The expression (\ref{ETA}) for $\eta$ shows that in the regime of large
$(W_i^a)^2 > v^2$,
this phase transition can occur for experimentally favorable mass ratio $r>1$.

Oscillations of the scalar field around the new symmetrical minimum $|\Phi|=0$
are clearly
seen for $r=0.1$ where $\eta \approx 22.3 $ (see Figure 3). These numerical
results provide indications for transition from the phase with spontaneously
broken
$SU(2)$ symmetry and asymmetric vacuum to the phase with restored $SU(2)$
symmetry
and symmetric vacuum as a result of the collisions.
Since $\eta$ is the only relevant parameter in question here,
this transition can occur either for small $\lambda$ (light Higgs) or for large
$\lambda$
(heavy Higgs) if amplitude of the gauge field is large enough.
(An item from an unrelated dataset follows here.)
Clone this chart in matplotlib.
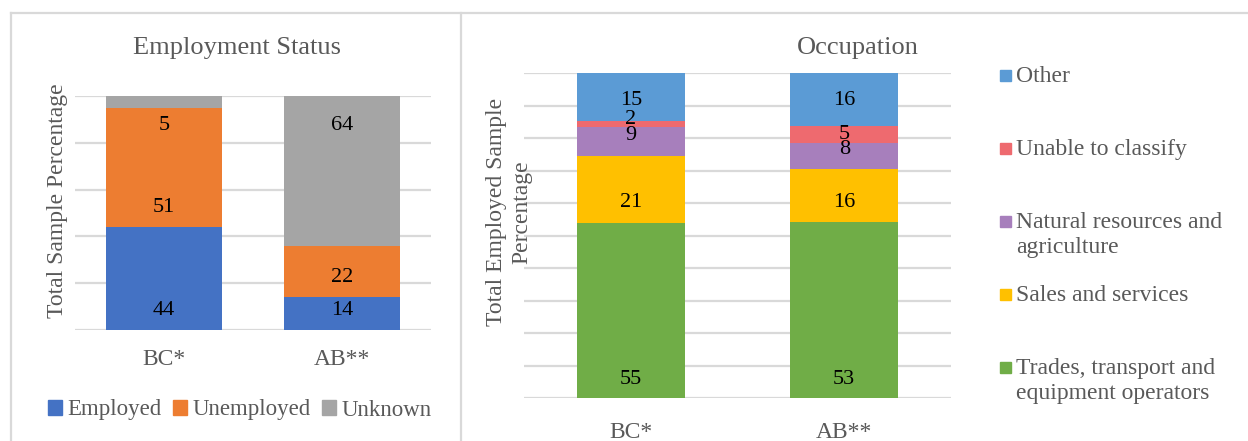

In Figure 3, it
is also
interesting to notice that the spatial region showing symmetry restoration
seems to be
wider than the region
where the colliding wave packets stay visibly large.

It is clear that the phenomenon discussed above does not depend on the
one-dimensionality
of space in our calculations. However, it is to be expected that the symmetry
restoration
would not persist as long in three dimensions as the wave packets disperse more
rapidly after
the collision causing the squared amplitude $\langle W^2 \rangle$ to decay more
rapidly.





\subsection{Yang-Mills and BPS limit}

In the light of the previous work \cite{OWN}, it is instructive to study
the limiting case of the present system as $M_H, ~ M_W
\rightarrow 0$ while fixing $r={{M_H}/{M_W}}$ (which is chosen
to be $1$ here). Of course, this corresponds to the limit $v \rightarrow 0$,
where one expects that the gauge field in the Yang-Mills-Higgs system behaves
most closely to that in a pure Yang-Mills system. In Figure 4, the
top row shows snapshots of the collision of two orthogonally polarized
wave packets with $M_H=M_W=0.001$ and the bottom row exhibits the
corresponding spectra.  Qualitatively, these figures show that the time
evolution is very similar to that seen in the pure Yang-Mills system
(see Figures 2 and 4 in \cite{OWN}).

The second interesting limit is the Bogomolny-Prasad-Sommerfield (BPS)
limit \cite{BPS} where $M_H\rightarrow 0$  but $M_W$ is finite
($\lambda\rightarrow 0$, $v$ fixed). Figure 5 shows the snapshots and
spectra for this case with $M_W=0.126$ and $r=0.01$.  Again, we display
only the orthogonal case, which reveals complete destruction of the wave
packets as in the pure Yang-Mills limit. It is interesting to note that
in this limit the static force between equally charged $W$-bosons
vanishes due to the precise cancellation between the photon and (massless)
Higgs exchange diagrams, which is a result of the electromagnetic duality
\cite{MO}. For a pair of oppositely charged $W$-bosons, the contributions
from these diagrams add to each other, doubling the attraction.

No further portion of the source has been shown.